I got up this morning extra tired after a long day of soccer and baseball yesterday. We were all well over cooked needless to say. Bart worked yesterday and was on today as well, so while I was laying in bed, I told myself, "noone's gonna blame you if you don't go to church today." I laid there a while then got up knowing that not only would I blame myself, so would the kids! It is always so hectic when it is just me. Noone wants to cooperate or listen. Actually, I guess that's the way it goes in the Vest house regardless! I managed to get everyone dressed and fed and out the door. Only 10 minutes behind compared to the usual 20 or so! I marched them to the truck, handed out bibles, buckled seat belts and headed out. I was half way to McKinney when I realized it was unusually quiet for my bunch. Maybe they fell back asleep. They were so tired from yesterday. I turned around and this is what I got! (Don't worry, I was at a stop light!)
It's mornings like this when I know I'm doing something right. My cup runs over and my heart is smiling.
A couple of weeks ago, I agreed to help my sister chaperone my niece's 13th birthday slumber party. What was I thinking?? When she first asked me, I thought, oh this will be alot of fun! Just a few of Cheyenne's friends and some time with my sister...what could be more fun?
Am I cool or What???
Well, first of all, it was around the same time as finals, so I was already more tired than usual. I say this because I am ALWAYS tired. Some say chronic fatigue syndrome, I say mom of three, full time student and married to a fireman with two jobs! Anyways, I show up to help set up the food and get ready for the girls. Then I find out that there are going to be 15 girls! I don't even know if I knew 15 girls close enough to invite over to my house for the night when I was that age! I'm still positive in my thoughts, thinking after they eat we will all settle down to watch Twilight. My fourth or fifth time. Their 3oth or so. Yeah, by the time the movie was over, I couldn't hear. All of the high pitched screaming over Jacob and Edward sent me immediately to the internet in search for hearing aids. Am I getting that old? I also found out that 15 different girls have 15 separate "favorite" parts of the movie. And each time one came on the screen, more screaming. Finally, at 2:30am, I decide I really have to lay down. The girls are still in full swing of course. Ann and I figure we will lay down, take turns checking on them and watch some TV in the meantime. I found that it was much more effective to text Cheyenne then to go tell her to turn the music and/or TV down. So finally, at 6:30am, all girls were asleep. I was exhausted! I think we figured up that we got 3 hours of sleep all together!
I was tired but I definitely wouldn't have traded it! Cheyenne is getting to the age of needing someone to talk to and I'm glad I can be there for her. I'm basking in the aunt/niece relationship and am glad I can be that role model. I know that one day, Reese will look to her for the same thing so its important to set the example. Look at how tired I look!

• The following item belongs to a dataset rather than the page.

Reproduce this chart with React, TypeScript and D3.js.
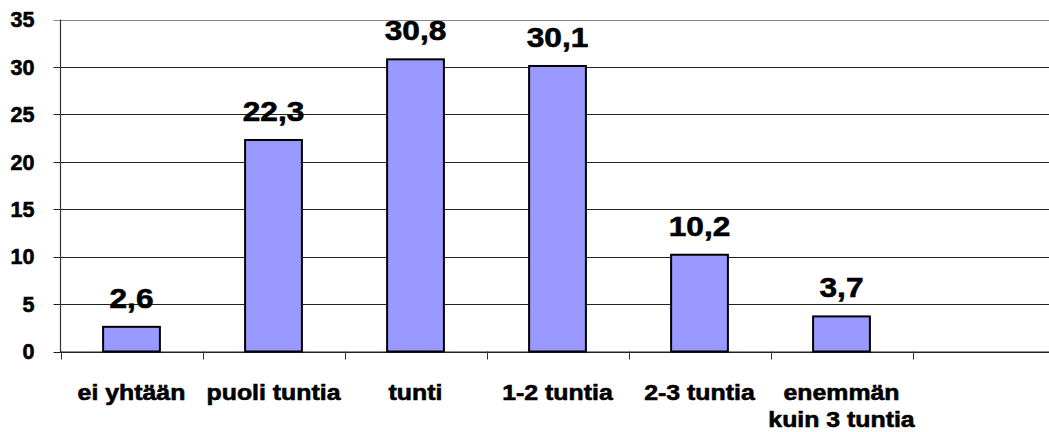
import React from "react";
import * as d3 from "d3";

const categories: string[][] = [
  ["ei yhtään"],
  ["puoli tuntia"],
  ["tunti"],
  ["1-2 tuntia"],
  ["2-3 tuntia"],
  ["enemmän", "kuin 3 tuntia"],
  [""],
];
const values: (number | null)[] = [2.6, 22.3, 30.8, 30.1, 10.2, 3.7, null];
const yTicks: number[] = [0, 5, 10, 15, 20, 25, 30, 35];

const W = 1049;
const H = 432;
const left = 60.5;
const bandW = 142;
const right = left + bandW * categories.length;
const top = 19.5;
const bottom = 351.5;
const FONT = "'Liberation Sans', Arial, sans-serif";

export default function App() {
  const x = d3
    .scaleBand<number>()
    .domain(d3.range(categories.length))
    .range([left, right])
    .paddingInner(0.6)
    .paddingOuter(0.3);
  const y = d3.scaleLinear().domain([0, 35]).range([bottom, top]);
  const fmt = (v: number) => v.toFixed(1).replace(".", ",");
  const sx = 1.13;
  const textStroke = { stroke: "#000", strokeWidth: 0.6 };

  return (
    <svg
      width={W}
      height={H}
      style={{ position: "absolute", left: 0, top: 0, background: "#fff" }}
    >
      {yTicks.map((t) => (
        <g key={t}>
          <line
            x1={left - 7}
            x2={W}
            y1={Math.round(y(t)) + 0.5}
            y2={Math.round(y(t)) + 0.5}
            stroke={t === 35 ? "#888" : "#222"}
            strokeWidth={1}
          />
          <text
            x={34.5}
            y={y(t)}
            dy="0.36em"
            textAnchor="end"
            fontFamily={FONT}
            fontWeight="bold"
            fontSize={21.5}
            fill="#000"
            {...textStroke}
          >
            {t}
          </text>
        </g>
      ))}
      <line x1={left} x2={left} y1={top} y2={bottom + 0.5} stroke="#333" strokeWidth={1.2} />
      <line x1={left} x2={W} y1={bottom + 0.5} y2={bottom + 0.5} stroke="#222" strokeWidth={1} />
      {d3.range(categories.length + 1).map((i) => {
        const xx = Math.round(left + i * bandW) + 0.5;
        return (
          <line key={i} x1={xx} x2={xx} y1={bottom} y2={bottom + 8} stroke="#333" strokeWidth={1} />
        );
      })}
      {values.map((v, i) =>
        v == null ? null : (
          <g key={i}>
            <rect
              x={x(i)!}
              y={y(v)}
              width={x.bandwidth()}
              height={bottom - y(v)}
              fill="#9999FF"
              stroke="#000"
              strokeWidth={2}
            />
            <g transform={`translate(${x(i)! + x.bandwidth() / 2},${y(v) - 19}) scale(${sx},1)`}>
              <text
                textAnchor="middle"
                fontFamily={FONT}
                fontWeight="bold"
                fontSize={28}
                fill="#000"
                {...textStroke}
              >
                {fmt(v)}
              </text>
            </g>
          </g>
        )
      )}
      {categories.map((lines, i) => (
        <g
          key={i}
          transform={`translate(${x(i)! + x.bandwidth() / 2},399.5) scale(${sx},1)`}
        >
          <text
            textAnchor="middle"
            fontFamily={FONT}
            fontWeight="bold"
            fontSize={22}
            fill="#000"
            {...textStroke}
          >
            {lines.map((l, j) => (
              <tspan key={j} x={0} dy={j === 0 ? 0 : 27.5}>
                {l}
              </tspan>
            ))}
          </text>
        </g>
      ))}
    </svg>
  );
}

Also, notice that Cheyenne is wearing her To Write Love on Her Arms shirt I bought her in the pictures! I was able to talk to some of the girls about it and was suprised that many of them had actually heard of it. Two of them had shirts as well. I'm so excited that Cheyenne is strong enough to say no to cutting and self injury and instead promote love and hope. So I have finally recooperated from such a long night and finals. Oh and in case you're wondering, I did switch my major back to Psychology and counseling! I'm right where I need to be and never felt better.
This is something my cousin wrote and really touched me today so I wanted to share. I never knew there was someone else in the family that loved to write as much as me! Thanks for sharing Tammy!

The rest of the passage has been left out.